◆ Directive ◆
Return all of the entries exactly, with nothing added or left out.

-- BEGIN Provided records --

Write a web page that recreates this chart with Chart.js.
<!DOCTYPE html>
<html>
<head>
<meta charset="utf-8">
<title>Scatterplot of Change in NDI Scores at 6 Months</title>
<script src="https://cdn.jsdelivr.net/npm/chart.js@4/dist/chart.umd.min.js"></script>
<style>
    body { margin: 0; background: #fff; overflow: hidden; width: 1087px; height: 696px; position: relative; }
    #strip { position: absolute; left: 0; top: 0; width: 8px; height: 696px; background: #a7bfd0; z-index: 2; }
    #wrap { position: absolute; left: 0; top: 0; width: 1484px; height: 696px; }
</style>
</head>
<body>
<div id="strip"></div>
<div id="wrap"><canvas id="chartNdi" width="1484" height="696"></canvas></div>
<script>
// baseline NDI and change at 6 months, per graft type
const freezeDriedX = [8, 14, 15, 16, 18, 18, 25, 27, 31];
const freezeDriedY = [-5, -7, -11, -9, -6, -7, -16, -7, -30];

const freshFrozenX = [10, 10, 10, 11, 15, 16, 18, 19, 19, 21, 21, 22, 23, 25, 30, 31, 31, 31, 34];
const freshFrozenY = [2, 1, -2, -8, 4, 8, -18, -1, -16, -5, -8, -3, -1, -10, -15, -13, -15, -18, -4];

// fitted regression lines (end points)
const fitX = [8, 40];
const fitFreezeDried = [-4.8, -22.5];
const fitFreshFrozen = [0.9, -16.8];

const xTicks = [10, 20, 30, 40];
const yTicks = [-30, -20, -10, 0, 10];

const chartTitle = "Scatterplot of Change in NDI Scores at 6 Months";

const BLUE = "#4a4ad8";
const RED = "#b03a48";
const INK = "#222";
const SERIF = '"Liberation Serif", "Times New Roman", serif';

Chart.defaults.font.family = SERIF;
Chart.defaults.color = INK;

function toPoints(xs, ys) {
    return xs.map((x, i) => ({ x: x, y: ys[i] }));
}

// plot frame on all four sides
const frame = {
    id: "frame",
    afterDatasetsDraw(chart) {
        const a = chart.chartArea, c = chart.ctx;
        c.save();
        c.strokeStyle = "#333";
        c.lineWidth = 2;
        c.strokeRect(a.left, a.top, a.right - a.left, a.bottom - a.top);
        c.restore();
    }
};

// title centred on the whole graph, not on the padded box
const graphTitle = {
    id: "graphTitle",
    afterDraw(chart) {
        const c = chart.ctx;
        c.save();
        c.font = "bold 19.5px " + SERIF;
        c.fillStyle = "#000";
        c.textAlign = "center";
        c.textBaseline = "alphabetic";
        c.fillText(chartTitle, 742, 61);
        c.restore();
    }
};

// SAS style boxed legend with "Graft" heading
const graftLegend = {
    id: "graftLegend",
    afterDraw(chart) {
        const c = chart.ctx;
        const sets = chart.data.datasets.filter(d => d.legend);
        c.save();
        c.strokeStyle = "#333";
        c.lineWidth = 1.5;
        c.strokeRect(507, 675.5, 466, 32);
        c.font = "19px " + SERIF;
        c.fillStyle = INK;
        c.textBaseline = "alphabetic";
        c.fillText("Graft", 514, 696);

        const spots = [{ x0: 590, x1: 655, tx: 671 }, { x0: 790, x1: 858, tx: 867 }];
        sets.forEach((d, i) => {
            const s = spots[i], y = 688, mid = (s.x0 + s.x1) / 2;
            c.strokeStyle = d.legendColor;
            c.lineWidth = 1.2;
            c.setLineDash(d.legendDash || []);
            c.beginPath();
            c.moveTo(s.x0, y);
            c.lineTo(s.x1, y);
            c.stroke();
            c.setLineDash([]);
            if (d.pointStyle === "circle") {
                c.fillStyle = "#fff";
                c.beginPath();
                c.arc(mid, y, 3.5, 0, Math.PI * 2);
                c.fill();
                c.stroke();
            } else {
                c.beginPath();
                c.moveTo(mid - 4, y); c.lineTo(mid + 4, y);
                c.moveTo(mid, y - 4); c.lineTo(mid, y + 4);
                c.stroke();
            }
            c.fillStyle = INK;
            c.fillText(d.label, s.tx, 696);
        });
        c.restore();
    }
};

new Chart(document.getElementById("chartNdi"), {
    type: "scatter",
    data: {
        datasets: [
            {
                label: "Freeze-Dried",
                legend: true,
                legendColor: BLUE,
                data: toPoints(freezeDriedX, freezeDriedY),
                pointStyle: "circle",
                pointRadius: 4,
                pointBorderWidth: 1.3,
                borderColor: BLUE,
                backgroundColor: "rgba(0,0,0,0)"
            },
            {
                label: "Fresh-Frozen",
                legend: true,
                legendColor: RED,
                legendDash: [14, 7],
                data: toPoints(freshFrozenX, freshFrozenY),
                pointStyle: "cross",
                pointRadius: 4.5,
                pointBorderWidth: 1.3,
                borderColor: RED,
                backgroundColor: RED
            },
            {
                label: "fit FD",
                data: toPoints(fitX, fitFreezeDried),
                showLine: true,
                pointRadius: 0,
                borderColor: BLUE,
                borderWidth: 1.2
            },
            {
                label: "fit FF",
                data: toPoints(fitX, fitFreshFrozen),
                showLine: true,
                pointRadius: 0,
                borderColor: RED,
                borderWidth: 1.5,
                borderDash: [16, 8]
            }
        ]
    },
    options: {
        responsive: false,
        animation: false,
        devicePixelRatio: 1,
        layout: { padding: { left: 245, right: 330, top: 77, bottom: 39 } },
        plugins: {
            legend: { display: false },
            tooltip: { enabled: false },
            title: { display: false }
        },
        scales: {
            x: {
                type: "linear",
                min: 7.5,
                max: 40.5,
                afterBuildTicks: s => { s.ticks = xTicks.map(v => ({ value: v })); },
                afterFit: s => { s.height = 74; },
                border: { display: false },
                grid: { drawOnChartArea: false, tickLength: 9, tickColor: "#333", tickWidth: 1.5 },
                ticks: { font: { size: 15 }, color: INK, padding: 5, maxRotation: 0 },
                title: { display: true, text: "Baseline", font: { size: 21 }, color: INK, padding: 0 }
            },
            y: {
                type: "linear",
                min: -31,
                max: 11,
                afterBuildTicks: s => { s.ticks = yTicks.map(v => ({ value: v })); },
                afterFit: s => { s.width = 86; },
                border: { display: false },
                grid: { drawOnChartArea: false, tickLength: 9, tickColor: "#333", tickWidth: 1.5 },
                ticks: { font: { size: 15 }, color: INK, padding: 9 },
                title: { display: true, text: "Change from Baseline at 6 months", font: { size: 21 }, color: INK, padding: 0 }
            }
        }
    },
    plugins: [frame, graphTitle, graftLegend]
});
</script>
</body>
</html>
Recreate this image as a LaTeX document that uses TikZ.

-- END Provided records --

◆ Final result ◆
Write a web page that recreates this chart with Chart.js.
<!DOCTYPE html>
<html>
<head>
<meta charset="utf-8">
<title>Scatterplot of Change in NDI Scores at 6 Months</title>
<script src="https://cdn.jsdelivr.net/npm/chart.js@4/dist/chart.umd.min.js"></script>
<style>
    body { margin: 0; background: #fff; overflow: hidden; width: 1087px; height: 696px; position: relative; }
    #strip { position: absolute; left: 0; top: 0; width: 8px; height: 696px; background: #a7bfd0; z-index: 2; }
    #wrap { position: absolute; left: 0; top: 0; width: 1484px; height: 696px; }
</style>
</head>
<body>
<div id="strip"></div>
<div id="wrap"><canvas id="chartNdi" width="1484" height="696"></canvas></div>
<script>
// baseline NDI and change at 6 months, per graft type
const freezeDriedX = [8, 14, 15, 16, 18, 18, 25, 27, 31];
const freezeDriedY = [-5, -7, -11, -9, -6, -7, -16, -7, -30];

const freshFrozenX = [10, 10, 10, 11, 15, 16, 18, 19, 19, 21, 21, 22, 23, 25, 30, 31, 31, 31, 34];
const freshFrozenY = [2, 1, -2, -8, 4, 8, -18, -1, -16, -5, -8, -3, -1, -10, -15, -13, -15, -18, -4];

// fitted regression lines (end points)
const fitX = [8, 40];
const fitFreezeDried = [-4.8, -22.5];
const fitFreshFrozen = [0.9, -16.8];

const xTicks = [10, 20, 30, 40];
const yTicks = [-30, -20, -10, 0, 10];

const chartTitle = "Scatterplot of Change in NDI Scores at 6 Months";

const BLUE = "#4a4ad8";
const RED = "#b03a48";
const INK = "#222";
const SERIF = '"Liberation Serif", "Times New Roman", serif';

Chart.defaults.font.family = SERIF;
Chart.defaults.color = INK;

function toPoints(xs, ys) {
    return xs.map((x, i) => ({ x: x, y: ys[i] }));
}

// plot frame on all four sides
const frame = {
    id: "frame",
    afterDatasetsDraw(chart) {
        const a = chart.chartArea, c = chart.ctx;
        c.save();
        c.strokeStyle = "#333";
        c.lineWidth = 2;
        c.strokeRect(a.left, a.top, a.right - a.left, a.bottom - a.top);
        c.restore();
    }
};

// title centred on the whole graph, not on the padded box
const graphTitle = {
    id: "graphTitle",
    afterDraw(chart) {
        const c = chart.ctx;
        c.save();
        c.font = "bold 19.5px " + SERIF;
        c.fillStyle = "#000";
        c.textAlign = "center";
        c.textBaseline = "alphabetic";
        c.fillText(chartTitle, 742, 61);
        c.restore();
    }
};

// SAS style boxed legend with "Graft" heading
const graftLegend = {
    id: "graftLegend",
    afterDraw(chart) {
        const c = chart.ctx;
        const sets = chart.data.datasets.filter(d => d.legend);
        c.save();
        c.strokeStyle = "#333";
        c.lineWidth = 1.5;
        c.strokeRect(507, 675.5, 466, 32);
        c.font = "19px " + SERIF;
        c.fillStyle = INK;
        c.textBaseline = "alphabetic";
        c.fillText("Graft", 514, 696);

        const spots = [{ x0: 590, x1: 655, tx: 671 }, { x0: 790, x1: 858, tx: 867 }];
        sets.forEach((d, i) => {
            const s = spots[i], y = 688, mid = (s.x0 + s.x1) / 2;
            c.strokeStyle = d.legendColor;
            c.lineWidth = 1.2;
            c.setLineDash(d.legendDash || []);
            c.beginPath();
            c.moveTo(s.x0, y);
            c.lineTo(s.x1, y);
            c.stroke();
            c.setLineDash([]);
            if (d.pointStyle === "circle") {
                c.fillStyle = "#fff";
                c.beginPath();
                c.arc(mid, y, 3.5, 0, Math.PI * 2);
                c.fill();
                c.stroke();
            } else {
                c.beginPath();
                c.moveTo(mid - 4, y); c.lineTo(mid + 4, y);
                c.moveTo(mid, y - 4); c.lineTo(mid, y + 4);
                c.stroke();
            }
            c.fillStyle = INK;
            c.fillText(d.label, s.tx, 696);
        });
        c.restore();
    }
};

new Chart(document.getElementById("chartNdi"), {
    type: "scatter",
    data: {
        datasets: [
            {
                label: "Freeze-Dried",
                legend: true,
                legendColor: BLUE,
                data: toPoints(freezeDriedX, freezeDriedY),
                pointStyle: "circle",
                pointRadius: 4,
                pointBorderWidth: 1.3,
                borderColor: BLUE,
                backgroundColor: "rgba(0,0,0,0)"
            },
            {
                label: "Fresh-Frozen",
                legend: true,
                legendColor: RED,
                legendDash: [14, 7],
                data: toPoints(freshFrozenX, freshFrozenY),
                pointStyle: "cross",
                pointRadius: 4.5,
                pointBorderWidth: 1.3,
                borderColor: RED,
                backgroundColor: RED
            },
            {
                label: "fit FD",
                data: toPoints(fitX, fitFreezeDried),
                showLine: true,
                pointRadius: 0,
                borderColor: BLUE,
                borderWidth: 1.2
            },
            {
                label: "fit FF",
                data: toPoints(fitX, fitFreshFrozen),
                showLine: true,
                pointRadius: 0,
                borderColor: RED,
                borderWidth: 1.5,
                borderDash: [16, 8]
            }
        ]
    },
    options: {
        responsive: false,
        animation: false,
        devicePixelRatio: 1,
        layout: { padding: { left: 245, right: 330, top: 77, bottom: 39 } },
        plugins: {
            legend: { display: false },
            tooltip: { enabled: false },
            title: { display: false }
        },
        scales: {
            x: {
                type: "linear",
                min: 7.5,
                max: 40.5,
                afterBuildTicks: s => { s.ticks = xTicks.map(v => ({ value: v })); },
                afterFit: s => { s.height = 74; },
                border: { display: false },
                grid: { drawOnChartArea: false, tickLength: 9, tickColor: "#333", tickWidth: 1.5 },
                ticks: { font: { size: 15 }, color: INK, padding: 5, maxRotation: 0 },
                title: { display: true, text: "Baseline", font: { size: 21 }, color: INK, padding: 0 }
            },
            y: {
                type: "linear",
                min: -31,
                max: 11,
                afterBuildTicks: s => { s.ticks = yTicks.map(v => ({ value: v })); },
                afterFit: s => { s.width = 86; },
                border: { display: false },
                grid: { drawOnChartArea: false, tickLength: 9, tickColor: "#333", tickWidth: 1.5 },
                ticks: { font: { size: 15 }, color: INK, padding: 9 },
                title: { display: true, text: "Change from Baseline at 6 months", font: { size: 21 }, color: INK, padding: 0 }
            }
        }
    },
    plugins: [frame, graphTitle, graftLegend]
});
</script>
</body>
</html>
Recreate this image as a LaTeX document that uses TikZ.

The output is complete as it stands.